* Directions
Reproduce the listing word for word. Skip any image.

## start Input

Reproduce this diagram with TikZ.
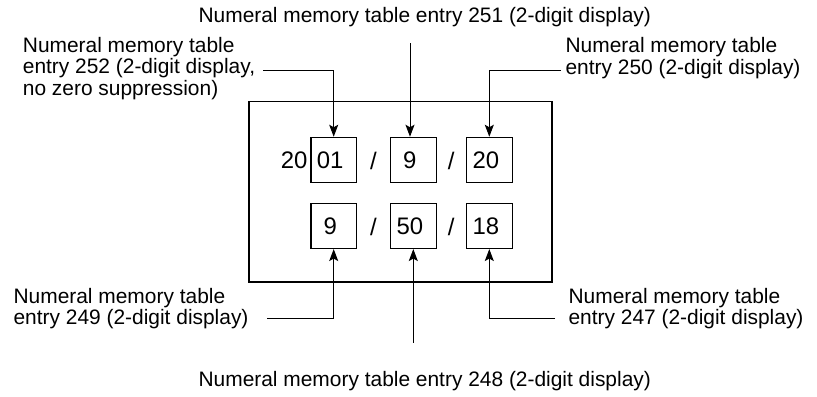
\documentclass[tikz,border=0pt]{standalone}
\usepackage{fontspec}
\setmainfont{Liberation Sans}
\usetikzlibrary{arrows.meta}
\begin{document}
\begin{tikzpicture}[x=1bp,y=-1bp,
  lbl/.style={inner sep=0pt,font=\fontsize{21}{21.3}\selectfont,align=left},
  box/.style={draw,line width=1.1bp,minimum width=45.5bp,minimum height=45bp,inner sep=0pt},
  frame/.style={draw,line width=1.1bp,minimum width=303bp,minimum height=180.3bp,inner sep=0pt},
  num/.style={inner sep=0pt,font=\fontsize{24}{24}\selectfont},
  arr/.style={line width=1bp,-{Stealth[length=12bp,width=9bp,inset=2.5bp]}}]
\useasboundingbox (0,0) rectangle (817,396);
% outer frame
\node[frame] (frm) at (400.5,191.85) {};
% boxes
\node[box] (b1) at (333.7,159.8) {};
\node[box] (b2) at (413.3,159.8) {};
\node[box] (b3) at (489.3,159.8) {};
\node[box] (b4) at (333.7,226) {};
\node[box] (b5) at (413.3,226) {};
\node[box] (b6) at (489.3,226) {};
% digits
\node[num] (n1) at ([xshift=-3.5bp]b1.center) {01};
\node[num] (n2) at ([xshift=-3.5bp]b2.center) {9};
\node[num] (n3) at ([xshift=-3.5bp]b3.center) {20};
\node[num] (n4) at ([xshift=-3.5bp]b4.center) {9};
\node[num] (n5) at ([xshift=-3.5bp]b5.center) {50};
\node[num] (n6) at ([xshift=-3.5bp]b6.center) {18};
\node[num,anchor=east] (pre) at (307.7,160) {20};
\node[num] (s1) at (373.5,160.5) {/};
\node[num] (s2) at (451.3,160.5) {/};
\node[num] (s3) at (373.5,226.5) {/};
\node[num] (s4) at (451.3,226.5) {/};
% labels
\node[lbl,anchor=base west] (t251) at (198.4,22.7) {Numeral memory table entry 251 (2-digit display)};
\node[lbl,anchor=north west] (t252) at (22.7,37.3) {Numeral memory table\\entry 252 (2-digit display,\\no zero suppression)};
\node[lbl,anchor=north west] (t250) at (565.4,37.5) {Numeral memory table\\entry 250 (2-digit display)};
\node[lbl,anchor=north west] (t249) at (13.4,287.7) {Numeral memory table\\entry 249 (2-digit display)};
\node[lbl,anchor=north west] (t247) at (568.4,287.7) {Numeral memory table\\entry 247 (2-digit display)};
\node[lbl,anchor=base west] (t248) at (198.4,386.7) {Numeral memory table entry 248 (2-digit display)};
% leader start points
\coordinate (c252) at (263,70.7);
\coordinate (c251) at (410,43.3);
\coordinate (c250) at (561,70);
\coordinate (c249) at (267,318.3);
\coordinate (c248) at (413.3,342.7);
\coordinate (c247) at (555,318.3);
% connectors
\draw[arr] (c252) -| (b1.north);
\draw[arr] (c251) -- (c251 |- b2.north);
\draw[arr] (c250) -| (b3.north);
\draw[arr] (c249) -| (b4.south);
\draw[arr] (c248) -- (b5.south);
\draw[arr] (c247) -| (b6.south);
\end{tikzpicture}
\end{document}
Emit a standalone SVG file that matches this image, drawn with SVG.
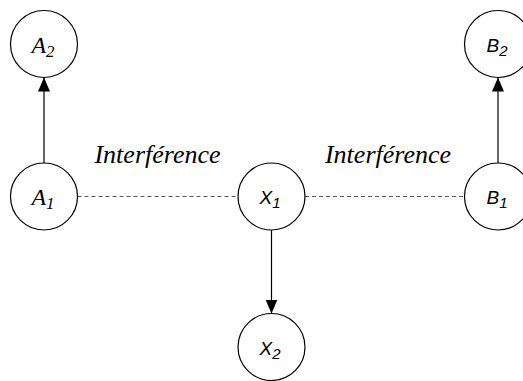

## end Input

* Full solution
Reproduce this diagram with TikZ.
\documentclass[tikz,border=0pt]{standalone}
\usepackage{fontspec}
\setmainfont{Liberation Sans}
\usetikzlibrary{arrows.meta}
\begin{document}
\begin{tikzpicture}[x=1bp,y=-1bp,
  lbl/.style={inner sep=0pt,font=\fontsize{21}{21.3}\selectfont,align=left},
  box/.style={draw,line width=1.1bp,minimum width=45.5bp,minimum height=45bp,inner sep=0pt},
  frame/.style={draw,line width=1.1bp,minimum width=303bp,minimum height=180.3bp,inner sep=0pt},
  num/.style={inner sep=0pt,font=\fontsize{24}{24}\selectfont},
  arr/.style={line width=1bp,-{Stealth[length=12bp,width=9bp,inset=2.5bp]}}]
\useasboundingbox (0,0) rectangle (817,396);
% outer frame
\node[frame] (frm) at (400.5,191.85) {};
% boxes
\node[box] (b1) at (333.7,159.8) {};
\node[box] (b2) at (413.3,159.8) {};
\node[box] (b3) at (489.3,159.8) {};
\node[box] (b4) at (333.7,226) {};
\node[box] (b5) at (413.3,226) {};
\node[box] (b6) at (489.3,226) {};
% digits
\node[num] (n1) at ([xshift=-3.5bp]b1.center) {01};
\node[num] (n2) at ([xshift=-3.5bp]b2.center) {9};
\node[num] (n3) at ([xshift=-3.5bp]b3.center) {20};
\node[num] (n4) at ([xshift=-3.5bp]b4.center) {9};
\node[num] (n5) at ([xshift=-3.5bp]b5.center) {50};
\node[num] (n6) at ([xshift=-3.5bp]b6.center) {18};
\node[num,anchor=east] (pre) at (307.7,160) {20};
\node[num] (s1) at (373.5,160.5) {/};
\node[num] (s2) at (451.3,160.5) {/};
\node[num] (s3) at (373.5,226.5) {/};
\node[num] (s4) at (451.3,226.5) {/};
% labels
\node[lbl,anchor=base west] (t251) at (198.4,22.7) {Numeral memory table entry 251 (2-digit display)};
\node[lbl,anchor=north west] (t252) at (22.7,37.3) {Numeral memory table\\entry 252 (2-digit display,\\no zero suppression)};
\node[lbl,anchor=north west] (t250) at (565.4,37.5) {Numeral memory table\\entry 250 (2-digit display)};
\node[lbl,anchor=north west] (t249) at (13.4,287.7) {Numeral memory table\\entry 249 (2-digit display)};
\node[lbl,anchor=north west] (t247) at (568.4,287.7) {Numeral memory table\\entry 247 (2-digit display)};
\node[lbl,anchor=base west] (t248) at (198.4,386.7) {Numeral memory table entry 248 (2-digit display)};
% leader start points
\coordinate (c252) at (263,70.7);
\coordinate (c251) at (410,43.3);
\coordinate (c250) at (561,70);
\coordinate (c249) at (267,318.3);
\coordinate (c248) at (413.3,342.7);
\coordinate (c247) at (555,318.3);
% connectors
\draw[arr] (c252) -| (b1.north);
\draw[arr] (c251) -- (c251 |- b2.north);
\draw[arr] (c250) -| (b3.north);
\draw[arr] (c249) -| (b4.south);
\draw[arr] (c248) -- (b5.south);
\draw[arr] (c247) -| (b6.south);
\end{tikzpicture}
\end{document}
Emit a standalone SVG file that matches this image, drawn with SVG.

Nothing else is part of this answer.